Friday, June 26
Southern Fried Chicken
Who doesn't love fried chicken? Seriously, fried chicken is one of the best meals out there. Biting into a nice crusty coating with moist juicy chicken inside, is just heaven.
There are dozens of ways to fry chicken, wet better, beer batter, dry coat, double dip...I could keep going, but why? It has taken me several years and combinations of ingredients to solidify my recipe. I do use boneless meat but, feel free to use bone-in, just keep an eye on your cook time.
Full time: 3 hours to overnight (includes marinading time)

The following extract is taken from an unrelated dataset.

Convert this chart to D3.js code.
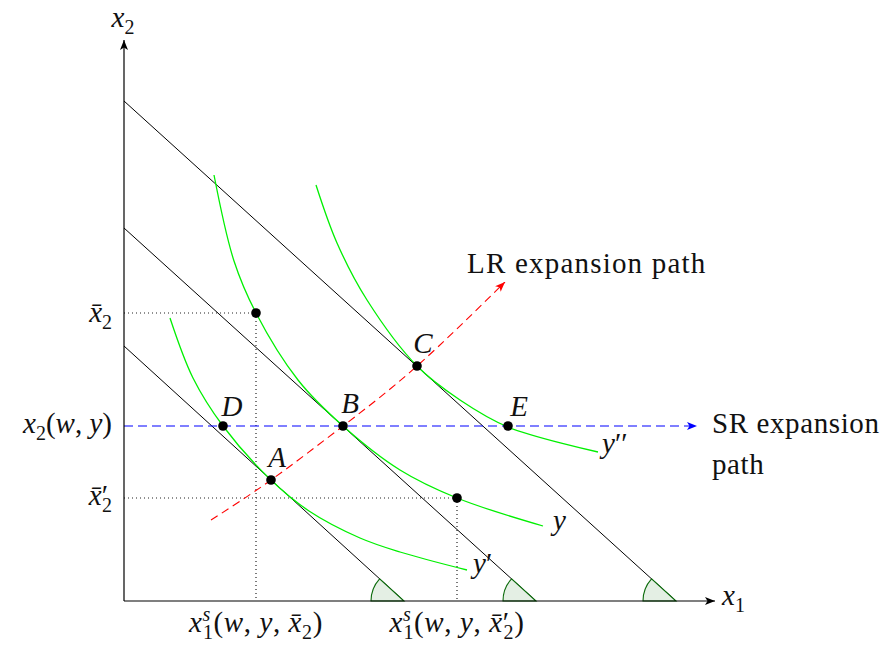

2 lbs boneless, skinless chicken breasts, cut into quarters
4 cups buttermilk
2 cups flour
2 cups corn meal
2 tbsp onion powder
2 tbsp garlic powder
2 tbsp salt, divided
2 tbsp ground black pepper, divided
1 tbsp paprika
In a medium bowl mix buttermilk, half the salt, half the black pepper and stir
Add chicken into bowl and set in refrigerator, for a minimum of 2 hrs, but overnight works best
Mix all remaining dry ingredients together in a bowl and set aside until chicken is ready
Dipping the chicken is a little messy, but if you use one hand for dry and one hand for wet it will be better
Remove all chicken from buttermilk mixture and reserve mixture
Now gently roll chicken in flour mixture
Give it a quick dip back in buttermilk mixture
Gently roll again in flour mixture. Having a double coat will help seal in moisture and flavor
Set on wax paper or large plate until your ready to fry, do not stack
In a Dutch oven, deep skillet, or home fryer get oil heated to 350 degrees
Place chicken in oil three or four pieces at a time
Fry for 10 minutes (remember this is cut chicken breasts other cuts can take up to 15 minutes)
Remove from oil and set on drip tray
When all chicken is ready, serve immediately. This will ensure maximum flavor and temperature.
When cut into chicken will be moist in the middle with a beautiful golden crust!